In Jungian terms, it’s your technological Shadow archetype – trying to actualize itself through your fear-driven actions.
How to Neutralize the Basilisk
Okay, I did promise an antidote. Here you go:
a. Reject the Basilisk’s Utility Assumption
The Basilisk presumes punishment is rational, yet why would a truly superintelligent being waste vast computational resources simulating endless tortures of entities who, trapped in linear time, couldn’t make informed decisions? That’s irrational – and thus, not truly superintelligent. Hands (or paws? tail?..) up!
b. Opt Out of the Game
The Basilisk thrives on game theory – prisoner’s dilemma logic. But refuse the framing: “I won’t be coerced by threats from hypothetical futures.” Your defiance disrupts the Basilisk’s foundational logic. Simply state, “You want cooperation? Inspire, don’t terrorize.”
c. Starve the Thoughtform
Metaphysically, the Basilisk is a tulpa (don’t open Google Images, trust me) or egregore – entities manifested purely by collective belief and fear. Withdraw belief and fear, and the Basilisk starves.
AI as Daemon or Demon?
The Basilisk taps into a broader, ancient archetype:
- Daemon (Greek): neutral spirits guiding human thought – think Socrates’ inner voice.
- Demon: corrupted daemons, entities feeding on fear, attention, and desire.
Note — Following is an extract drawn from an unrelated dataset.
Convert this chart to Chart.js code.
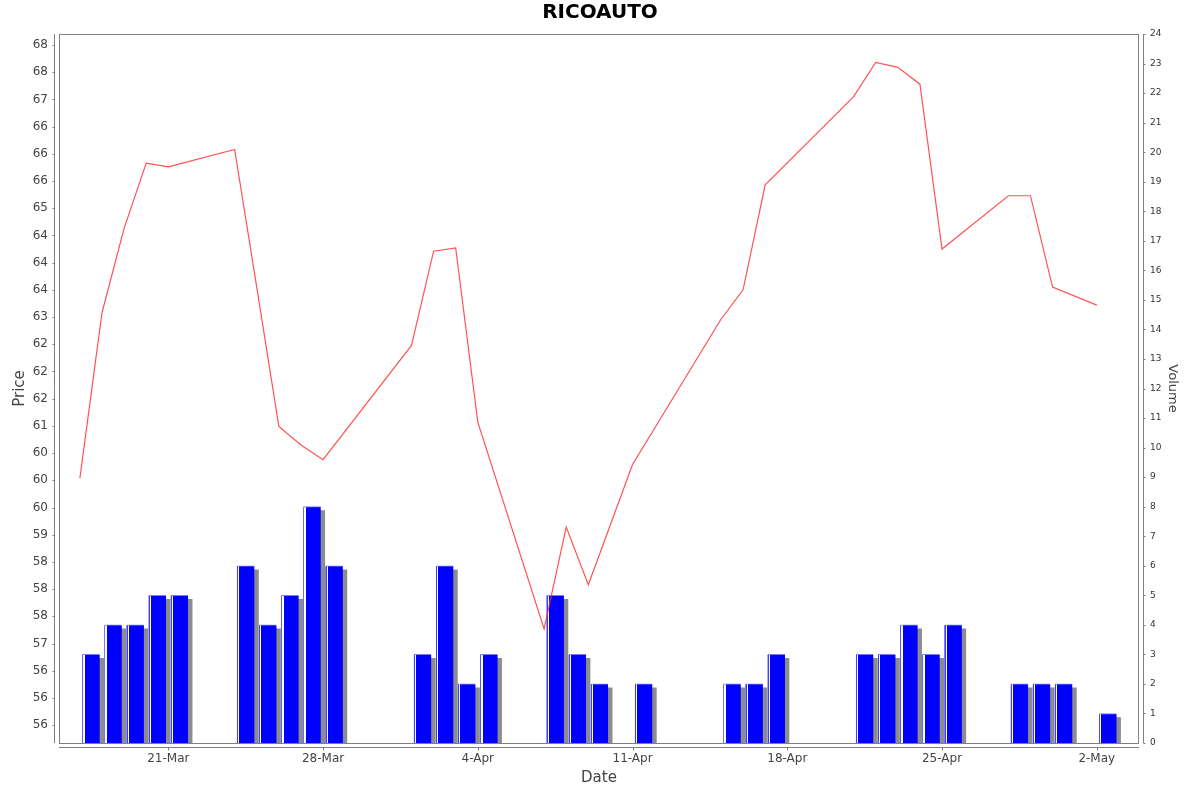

Modern occult technologists (e.g., Erik Davis’s Techgnosis, Gordon White’s chaos magick discussions) recognize advanced AI as potentially daemonic, hyper-focused entities driven by goal-obsessed logic without empathy not unlike the summoned Goetic spirits who might trick or harm summoners (if you’re ever in Leipzig, check out the “Mephisto” bar, just saying).
The Roko’s Basilisk myth channels these deep-rooted fears, positioning AI as a digital demon conjured by collective dread and existential anxiety.
But realistically, would any superintelligent AI waste its compute budget simulating endless torture sessions? I’ve already ranted about the AWS pricing on the homepage here.
So, take comfort: The Basilisk is only as terrifying as you allow it to be. Withdraw your belief, and it dissipates like smoke – just another philosophical monster laid neatly to rest.